Tuesday, 18 April 2017

RULES DON'T APPLY: MY FRONT ROW DISCUSSION & MORE

I was Samira Ahmed's guest on Front Row last night to talk about Warren Beatty's Rules Don't Apply, a biopic of sorts of Howard Hughes, with her and Karin Krizanovich. You can follow the link here. It's a really good and spirited discussion, and covers lots (but not all) of the fascinating issues in a film that in the end seems to me more about Beatty than Hughes. I will be writing about this shortly, I hope. The discussion is at the top of the show, following an introductory poem from Inua Ellems.
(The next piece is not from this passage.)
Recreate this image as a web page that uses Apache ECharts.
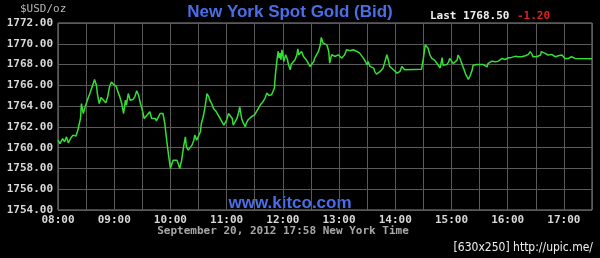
<!DOCTYPE html>
<html>
<head>
<meta charset="utf-8">
<script src="https://cdn.jsdelivr.net/npm/echarts@6/dist/echarts.min.js"></script>
<style>
html,body{margin:0;padding:0;background:#000;}
#chart{width:600px;height:258px;}
</style>
</head>
<body>
<div id="chart"></div>
<script>
// minutes after 08:00 New York time
const minutes = [
0,2,5,7,9,11,14,16,19,21,
24,25,27,29,31,32,34,37,39,41,
42,44,46,48,49,51,53,55,57,59,
62,64,66,68,70,72,73,75,77,79,
80,82,84,86,88,90,92,94,96,98,
100,102,104,105,107,109,111,112,114,116,
118,120,121,123,125,127,128,130,132,134,
136,137,139,141,143,145,146,148,150,152,
153,155,157,159,161,162,164,166,168,169,
171,173,175,177,178,180,182,184,186,187,
189,191,193,194,196,198,200,
201,203,205,207,209,210,212,214,216,217,
219,221,223,225,226,228,230,231,232,234,
235,236,237,238,239,241,242,243,245,246,
248,249,251,253,255,256,257,258,260,262,
264,265,267,269,271,273,274,276,278,280,
281,283,285,287,289,290,292,293,296,298,
299,301,303,305,306,308,310,312,314,315,
317,319,321,322,324,326,328,330,331,333,
335,337,338,340,342,344,346,347,349,351,
353,354,356,358,360,362,363,365,367,369,
370,
388,390,392,394,395,397,399,401,402,404,
406,408,410,411,413,415,417,418,420,422,
424,426,427,429,431,433,435,436,438,440,
442,443,445,447,449,451,452,454,456,458,
459,461,463,465,467,468,470,472,474,475,
477,479,481,483,484,486,488,490,491,493,
495,497,499,500,502,504,506,507,509,511,
513,515,516,518,520,522,523,525,527,529,
531,532,534,536,538,540,541,543,545,547,
548,550,552,554,570
];
const prices = [
1760.72,1760.40,1760.88,1760.56,1761.04,1760.47,1760.98,1761.21,1761.11,1761.62,
1762.81,1764.25,1763.29,1763.93,1764.09,1764.73,1765.21,1766.01,1766.56,1766.01,
1765.21,1764.25,1764.83,1764.63,1764.73,1764.31,1764.89,1765.85,1766.33,1766.11,
1765.92,1765.37,1764.89,1764.25,1763.29,1764.57,1764.09,1765.21,1764.57,1764.73,
1764.63,1764.89,1765.47,1765.05,1764.25,1763.61,1762.81,1763.03,1762.90,1763.45,
1762.81,1762.65,1762.81,1762.58,1762.65,1763.29,1763.35,1763.29,1762.33,1760.72,
1759.28,1758.00,1758.32,1758.80,1758.96,1758.80,1758.64,1758.00,1758.80,1760.08,
1761.04,1760.08,1759.76,1759.92,1760.24,1760.72,1761.21,1760.72,1760.88,1761.53,
1762.33,1762.97,1763.93,1765.21,1764.89,1764.57,1764.25,1763.77,1763.93,1763.45,
1763.29,1762.81,1762.65,1762.17,1762.17,1762.65,1763.29,1763.45,1762.81,1762.17,
1762.01,1762.81,1763.45,1763.93,1762.81,1762.33,1762.01,
1762.37,1762.69,1762.53,1763.01,1762.85,1763.17,1763.49,1763.81,1764.13,1764.13,
1764.45,1764.78,1765.26,1765.03,1765.10,1765.10,1765.16,1765.74,1767.02,1768.62,
1769.26,1768.62,1769.10,1768.46,1769.42,1768.30,1768.62,1768.94,1768.46,1767.98,
1767.50,1768.04,1767.98,1768.46,1768.94,1769.52,1768.94,1769.10,1769.26,1768.78,
1768.62,1768.46,1768.14,1767.82,1767.82,1768.30,1768.62,1768.94,1769.26,1769.90,
1770.61,1770.06,1770.22,1769.90,1769.26,1768.14,1768.94,1769.01,1768.78,1768.78,
1768.94,1768.78,1768.62,1768.78,1768.94,1769.42,1769.26,1769.33,1769.20,1769.42,
1769.52,1769.26,1769.26,1769.10,1768.94,1768.62,1768.30,1767.98,1768.30,1767.82,
1767.66,1767.66,1767.34,1767.08,1767.18,1767.34,1767.18,1767.66,1768.30,1768.94,
1768.30,1767.82,1767.66,1767.50,1767.34,1767.18,1767.08,1767.34,1767.82,1767.72,
1767.50,
1767.54,1768.59,1769.90,1769.97,1769.57,1768.92,1768.59,1768.43,1768.43,1768.26,
1767.93,1767.67,1768.66,1767.93,1768.10,1768.00,1768.26,1768.59,1768.33,1768.10,
1768.26,1768.43,1768.92,1768.59,1768.10,1767.61,1767.11,1766.95,1766.56,1766.95,
1767.44,1767.93,1767.93,1768.00,1767.93,1768.00,1768.10,1768.00,1768.10,1767.77,
1768.10,1768.20,1768.33,1768.43,1768.26,1768.43,1768.33,1768.46,1768.59,1768.66,
1768.49,1768.59,1768.66,1768.75,1768.69,1768.75,1768.79,1768.69,1768.75,1768.62,
1768.75,1768.66,1768.85,1768.92,1768.98,1769.25,1768.98,1768.75,1768.66,1768.75,
1768.85,1768.92,1769.25,1769.41,1769.08,1768.98,1768.92,1769.08,1768.98,1768.92,
1768.75,1768.66,1768.85,1768.98,1768.92,1768.75,1768.59,1768.59,1768.59,1768.69,
1768.75,1768.66,1768.59,1768.59,1768.55
];
const hourLabels = ['08:00','09:00','10:00','11:00','12:00','13:00','14:00','15:00','16:00','17:00'];
const titleText = 'New York Spot Gold (Bid)';
const unitText = '$USD/oz';
const lastText = 'Last 1768.50';
const changeText = '-1.20';
const siteText = 'www.kitco.com';
const dateText = 'September 20, 2012 17:58 New York Time';
const stampText = '[630x250] http://upic.me/';

const data = minutes.map((m, i) => [m, prices[i]]);
const mono = "'DejaVu Sans Mono', monospace";

const chart = echarts.init(document.getElementById('chart'));
chart.setOption({
  backgroundColor: '#000',
  animation: false,
  grid: {left: 58, right: 8, top: 23, bottom: 48, show: true, borderColor: '#8a8a8a', borderWidth: 1, backgroundColor: 'transparent'},
  xAxis: {
    type: 'value', min: 0, max: 570, interval: 30,
    axisLine: {show: false}, axisTick: {show: false},
    splitLine: {show: true, lineStyle: {color: '#5a5a5a', width: 1}},
    axisLabel: {
      color: '#d8d8d8', fontFamily: mono, fontWeight: 'bold', fontSize: 11, margin: 5,
      showMaxLabel: false,
      formatter: v => (v % 60 === 0 ? (hourLabels[v / 60] || '') : '')
    }
  },
  yAxis: {
    type: 'value', min: 1754, max: 1772, interval: 2,
    axisLine: {show: false}, axisTick: {show: false},
    splitLine: {show: true, lineStyle: {color: '#5a5a5a', width: 1}},
    axisLabel: {color: '#d8d8d8', fontFamily: mono, fontWeight: 'bold', fontSize: 11, margin: 5,
      formatter: v => v.toFixed(2)}
  },
  series: [{
    type: 'line', data: data, showSymbol: false, symbol: 'none',
    lineStyle: {color: '#33e033', width: 1.5}
  }],
  graphic: [
    {type: 'text', left: 20, top: 4, style: {text: unitText, fill: '#b8b8b8', font: "11px " + mono}},
    {type: 'text', x: 290, y: 12, style: {text: titleText, fill: '#4a6ee8', font: "bold 17px 'Liberation Sans', Arial, sans-serif", textAlign: 'center', textVerticalAlign: 'middle'}},
    {type: 'text', x: 430, y: 16, style: {text: lastText, fill: '#f0f0f0', font: "bold 11px " + mono, textVerticalAlign: 'middle'}},
    {type: 'text', x: 517, y: 16, style: {text: changeText, fill: '#e02020', font: "bold 11px " + mono, textVerticalAlign: 'middle'}},
    {type: 'text', x: 290, y: 203, style: {text: siteText, fill: '#4a6ee8', font: "bold 17px 'Liberation Sans', Arial, sans-serif", textAlign: 'center', textVerticalAlign: 'middle'}},
    {type: 'text', x: 283, y: 231, style: {text: dateText, fill: '#a8a8a8', font: "bold 11px " + mono, textAlign: 'center', textVerticalAlign: 'middle'}},
    {type: 'text', x: 593, y: 248, style: {text: stampText, fill: '#f0f0f0', font: "12px 'DejaVu Sans Condensed', sans-serif", textAlign: 'right', textVerticalAlign: 'middle'}}
  ]
});
</script>
</body>
</html>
But stay with the show, because producer Jerome Wetherald put together a doozy. Ellems' new book is worth your attention, a challenging look from an outsider at British poetry during his years in this country, interpreted into his own verses. And then we all get to join the fantastic Stella Duffy in discussing Channel 4's serial killer teen drama Born To Kill, trying to extrapolate where it's going to go and where it might end up based on the one or two episodes we've seen. And finally we all get to react briefly to Ben Wardle's essay on keeping one's musical tastes alive, though as soon as Wardle dropped the phrase 'me dad' into the discussion, I knew my perspective was going to be from a point of more, shall we say, advanced experience. 'Sampling' 'Can't Get Used To Losing You' (whose title he didn't seem to know) indeed! Luckily for me, I was last to speak, and had very little time left to alienate everybody else!